Wenn es gilt, in der ganzen aufgewühlten Atmosphäre der vergangenen Nacht und des Vormittags einen Verlierer auszumachen, dann ist es mit Sicherheit Jauch. Ich wage die These, dass es Böhmermann letztlich gar nicht um Fake oder nicht ging. Ihm ging es um das Beiboot, das er unbemerkt wasserte. Es ist die saftige Bemerkung gegen den im selben Strom wie die „Bild“ dahingleitenden Volksmoderator, die man nicht oft genug zitieren kann.

Zitat Böhmermann:

„Liebe Redaktion von Günther Jauch. Yanis Varoufakis hat Unrecht. Ihr habt das Video nicht gefälscht. Ihr habt einfach das Video nur aus dem Zusammenhang gerissen und nen griechischen Politiker am Stinkefinger durchs Studio gezogen. Damit sich Mutti und Vatti abends nach dem Tatort nochmal schön aufregen können. „Der Ausländer! Raus aus Europa mit dem! Er ist arm und nimmt uns Deutschen das Geld weg. Das gibt’s ja wohl gar nicht. Wir sind hier die Chefs! So!“ Das habt ihr gemacht. Und der Rest ist von uns.“ Zitat Ende

Ich könnte das stündlich fünfmal lesen, weil es eben nicht nur in Richtung Jauch geht, sondern auch an alle faulen Journalisten, die sich alles greifen, was ihnen klickträchtig erscheint, die Anführungsstriche in Tweets nicht zu deuten wissen, die Sätze schreiben wie „…in der Öffentlichkeit setzte sich die Ansicht durch, dass die Aufnahme wahrscheinlich echt sei…“

So, so, in der Öffentlichkeit setzte sich die Ansicht durch. Nicht die Journalisten taten etwas, nicht die „Bild“ und Jauch hetzten. Es setzte sich die Ansicht durch. So, so.

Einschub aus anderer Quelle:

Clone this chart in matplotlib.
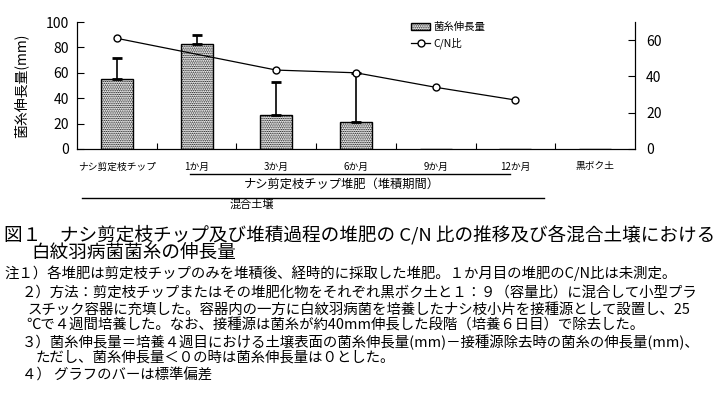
#!/usr/bin/env python3

import numpy as np
import matplotlib
matplotlib.use("Agg")
import matplotlib.pyplot as plt
from matplotlib.lines import Line2D


plt.rcParams['font.family'] = ['Noto Sans CJK JP', 'DejaVu Sans']
plt.rcParams['hatch.linewidth'] = 0.7

# data
categories = ['ナシ剪定枝チップ', '1か月', '3か月', '6か月', '9か月', '12か月', '黒ボク土']
growth = [55, 83, 27, 21, 0, 0, 0]        # 菌糸伸長量 (mm)
growth_sd = [17, 7, 26, 39, 0, 0, 0]
cn_idx = [0, 2, 3, 4, 5]                   # 1か月 was not measured
cn_ratio = [61, 43.5, 42, 34, 27]

W, H = 724, 396


def fx(px):
	return px / W


def fy(py):
	return 1 - py / H


def main():
	fig = plt.figure(figsize=(7.24, 3.96), dpi=100)
	ax = fig.add_axes([fx(77), fy(149), fx(635) - fx(77), fy(22) - fy(149)])
	ax2 = ax.twinx()

	x = np.arange(len(categories))
	ax.bar(x, growth, width=0.4, color='white', edgecolor='black',
		hatch='.........', linewidth=1.0, label='菌糸伸長量', zorder=2)
	# only the upper half of the error bar
	has = [i for i in x if growth[i] > 0]
	ax.errorbar([x[i] for i in has], [growth[i] for i in has],
		yerr=[[0] * len(has), [growth_sd[i] for i in has]],
		fmt='none', ecolor='black', elinewidth=1.2, capsize=3.5, capthick=2, zorder=3)

	ax.set_xlim(-0.5, len(categories) - 0.5)
	ax.set_ylim(0, 100)
	ax.set_yticks([0, 20, 40, 60, 80, 100])
	ax.set_xticks(x[:-1] + 0.5)
	ax.set_xticklabels([])
	ax.set_xticks(x, minor=True)
	ax.set_xticklabels(categories, minor=True, fontsize=7)
	ax.tick_params(axis='x', which='major', direction='in', length=4)
	ax.tick_params(axis='x', which='minor', length=0, pad=9)
	ax.tick_params(axis='y', direction='in', length=5, labelsize=10, pad=6)
	ax.set_ylabel('菌糸伸長量(mm)', fontsize=10, labelpad=12)
	ax.spines['top'].set_visible(False)

	ax2.plot(cn_idx, cn_ratio, color='black', linewidth=0.9, marker='o',
		markersize=5, markerfacecolor='white', markeredgecolor='black',
		label='C/N比', zorder=4)
	ax2.set_ylim(0, 70)
	ax2.set_yticks([0, 20, 40, 60])
	ax2.tick_params(axis='y', direction='in', length=5, labelsize=10, pad=8)
	ax2.spines['top'].set_visible(False)
	# line on top of the bars
	ax.set_zorder(1)
	ax2.set_zorder(2)
	ax2.patch.set_visible(False)

	h1, l1 = ax.get_legend_handles_labels()
	h2, l2 = ax2.get_legend_handles_labels()
	fig.legend(h1 + h2, l1 + l2, loc='upper left',
		bbox_to_anchor=(fx(406), fy(17)), frameon=False, fontsize=7.5,
		handlelength=1.8, handleheight=0.6, handletextpad=0.3,
		labelspacing=0.5, borderpad=0)

	# brackets under the axis
	fig.add_artist(Line2D([fx(190), fx(510)], [fy(174), fy(174)], color='black', linewidth=1))
	fig.text(fx(342), fy(184), 'ナシ剪定枝チップ堆肥（堆積期間）', fontsize=8.8,
		ha='center', va='center')
	fig.add_artist(Line2D([fx(82), fx(544)], [fy(198), fy(198)], color='black', linewidth=1))
	fig.text(fx(252), fy(205), '混合土壌', fontsize=8, ha='center', va='center')

	# caption
	fig.text(fx(4), fy(235), '図１　ナシ剪定枝チップ及び堆積過程の堆肥の C/N 比の推移及び各混合土壌における',
		fontsize=13.4, ha='left', va='center')
	fig.text(fx(31), fy(253), '白紋羽病菌菌糸の伸長量', fontsize=13.4, ha='left', va='center')

	notes = [
		(4, 273, '注１）各堆肥は剪定枝チップのみを堆積後、経時的に採取した堆肥。１か月目の堆肥のC/N比は未測定。'),
		(22, 293, '２）方法：剪定枝チップまたはその堆肥化物をそれぞれ黒ボク土と１：９（容量比）に混合して小型プラ'),
		(28, 310, 'スチック容器に充填した。容器内の一方に白紋羽病菌を培養したナシ枝小片を接種源として設置し、25'),
		(26, 326, '℃で４週間培養した。なお、接種源は菌糸が約40mm伸長した段階（培養６日目）で除去した。'),
		(22, 342, '３）菌糸伸長量＝培養４週目における土壌表面の菌糸伸長量(mm)－接種源除去時の菌糸の伸長量(mm)、'),
		(36, 358, 'ただし、菌糸伸長量＜０の時は菌糸伸長量は０とした。'),
		(22, 376, '４） グラフのバーは標準偏差'),
	]
	for px, py, s in notes:
		fig.text(fx(px), fy(py), s, fontsize=10.4, ha='left', va='center')

	fig.savefig('out.png', dpi=100)


if __name__ == "__main__":
	main()
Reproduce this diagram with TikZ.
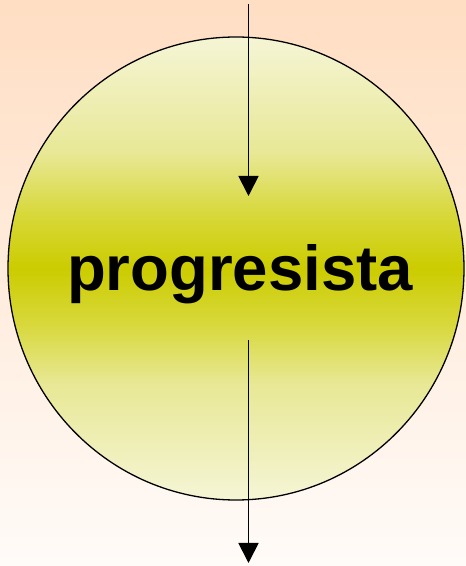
\documentclass[tikz,border=0pt]{standalone}
\usepackage{fontspec}
\setmainfont{Liberation Sans}
\usetikzlibrary{arrows.meta, positioning, shapes.geometric}
\definecolor{bgtop}{RGB}{255,222,195}
\definecolor{bgbot}{RGB}{255,251,248}
\definecolor{olv}{RGB}{204,204,0}
\definecolor{olvmid}{RGB}{216,216,60}
\definecolor{olvlt}{RGB}{232,232,150}
\definecolor{olvpale}{RGB}{245,245,214}
% faixa olivácea no meio do disco
\pgfdeclareverticalshading{banda}{100bp}{color(0bp)=(olvpale); color(25bp)=(olvpale);
  color(37.5bp)=(olvlt); color(44bp)=(olvmid); color(50bp)=(olv); color(56bp)=(olvmid);
  color(62.5bp)=(olvlt); color(75bp)=(olvpale); color(100bp)=(olvpale)}
\tikzset{
  % grande disco central com degradê
  disco/.style={ellipse, draw=black, line width=1.3pt, shading=banda,
                minimum width=456pt, minimum height=463pt, inner sep=0pt},
  ar/.style={-{Triangle[length=20pt, width=20pt]}, line width=1.8pt, draw=black}
}
\begin{document}
\begin{tikzpicture}[x=1pt,y=1pt]
    \useasboundingbox (0,0) rectangle (466,566);
    % --- fundo ---
    \shade[top color=bgtop, bottom color=bgbot] (0,0) rectangle (466,566);

    % --- disco ---
    \node[disco] (prog) at (236,297.5) {};
    \node[font=\fontsize{63.5}{70}\selectfont\bfseries] (txt) at (240,292) {progresista};

    % --- setas ---
    \coordinate (topo) at (248.5,562);
    \coordinate (entra) at (248.5,370);
    \coordinate (sai) at (248.5,226);
    \coordinate (base) at (248.5,3);
    \draw[ar] (topo) -- (entra);
    \draw[ar] (sai) -- (base);
  \end{tikzpicture}
\end{document}
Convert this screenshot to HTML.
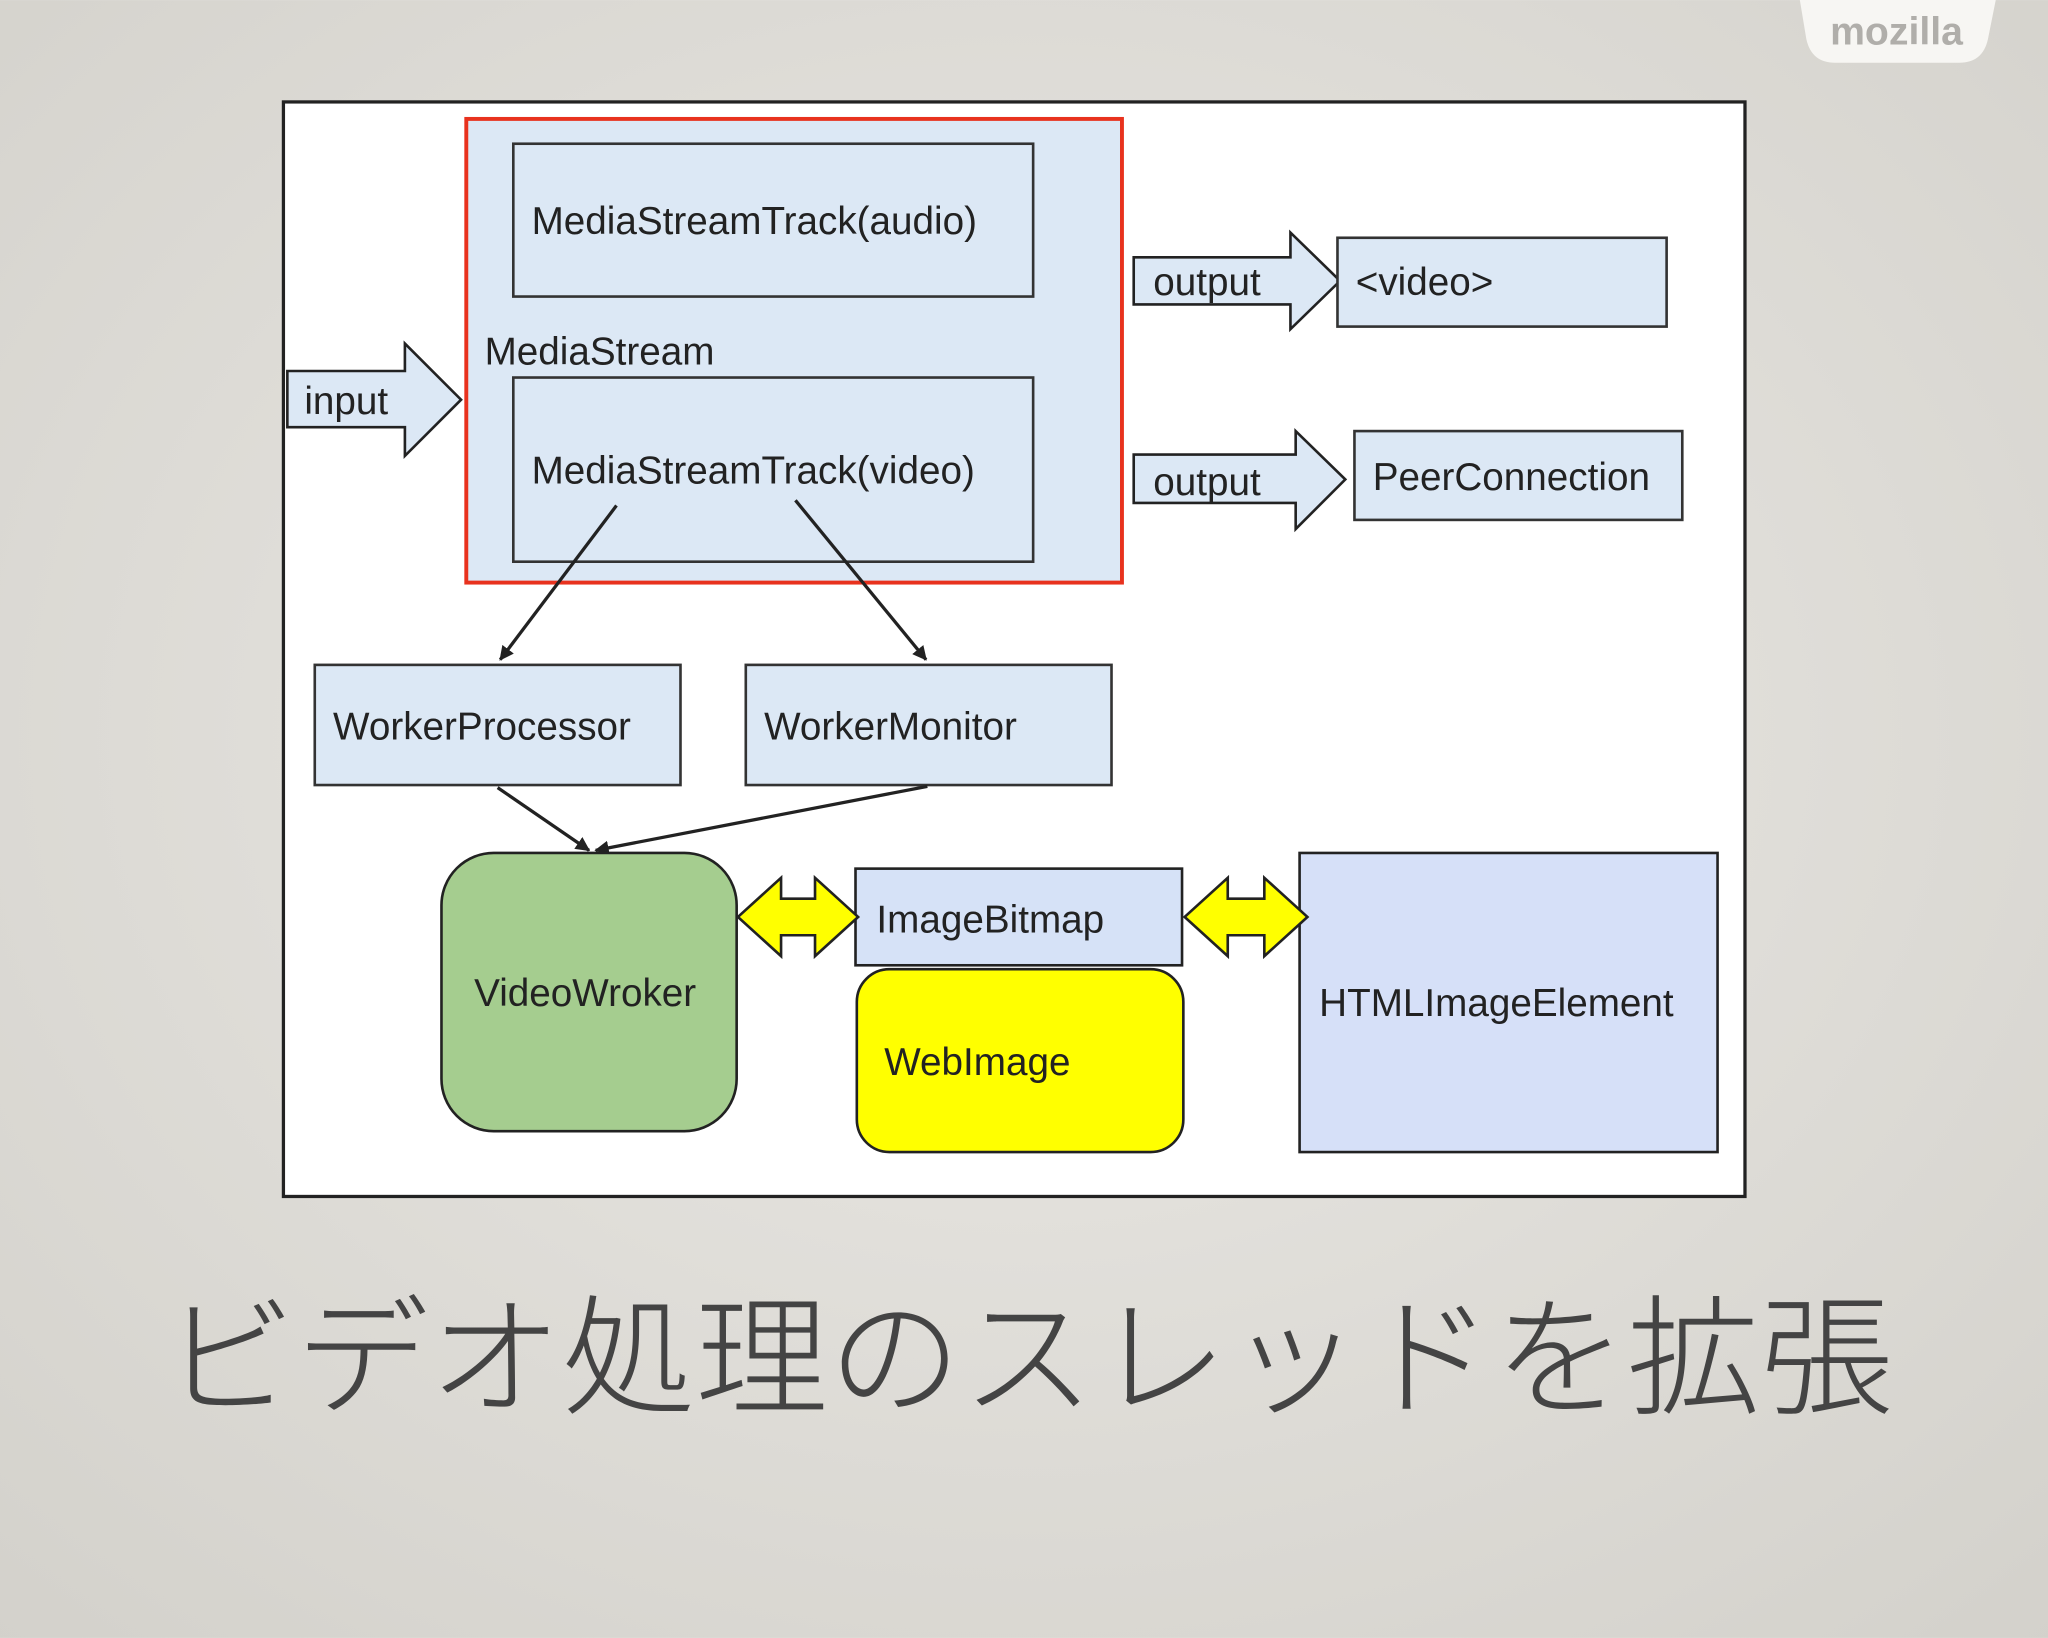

Leid tun mir natürlich alle, die gerne glauben wollten, dass Böhmermanns Fake echt ist, dass also die bisher als echt verkauften Aufnahmen ein Fake sind. Ich gebe zu, ich bin gestern Abend selbst beschwingt ins Bett gegangen in der Überzeugung, dass die „Bild“ und Jauch und all die anderen medialen Faulenzer der Marke Elitz gehörig eins auf die Mütze gekriegt haben.

Ich habe auch heute morgen eine ziemliche Weile gebraucht, um zu kapieren, dass es Böhmermann eben nicht um den Fake ging, sondern um seine Verliebtheit in seine Verschlagenheit, aber auch ums Wachrütteln. Er macht das, weil er es mit seiner wunderbaren Mannschaft bei der Bildundtonfabrik kann, und es ist schon sehr traurig, dass die Medienwelt einen wie Böhmermann braucht, um wenigstens mal für 24 Stunden aus dem Trott zu geraten.

Das haben sie nicht gerne, die Faulpelze an den Schaltstellen, weshalb jetzt tatsächlich schon erste Stimmen laut werden, die Böhmermann vorwerfen, er liefere den Dumpfbacken, die immer von der Lügenpresse schwafeln, die Argumente frei Haus. Solche Leute gesellen sich dann zu jenen, die nach den Charlie-Hebdo-Anschlägen auch wieder vermehrt und nicht mehr verschämt fragen, ob Satire denn immer alles machen müsse, was sie kann.

Sie muss nicht, aber sie darf. Und wer das verhindern möchte, vergeht sich an der Demokratie. Böhmermann ist Satiriker, im Moment vielleicht der gewitzteste, den das Land hat. Er leistet etwas, auf das sonst nur mit dem Zeigefinger gedeutet wird. Der weist normalerweise in Richtung USA. Heute weist er nach Köln. Zu Böhmermann. Dieser Mann ist ein großer Glücksfall. Er hat mich, die Kollegen und die ganze Medienblase eine ganze Nacht und einen ganzen Vormittag in Atem gehalten. Wir haben gefiebert, wir haben gezittert, wir haben gebangt und uns gefragt, ob etwas wahr ist oder nicht. Es ging kurz um Wahrheit. Auch im deutschen Mainstreamjournalismus. Dafür danke, lieber Jan Böhmermann.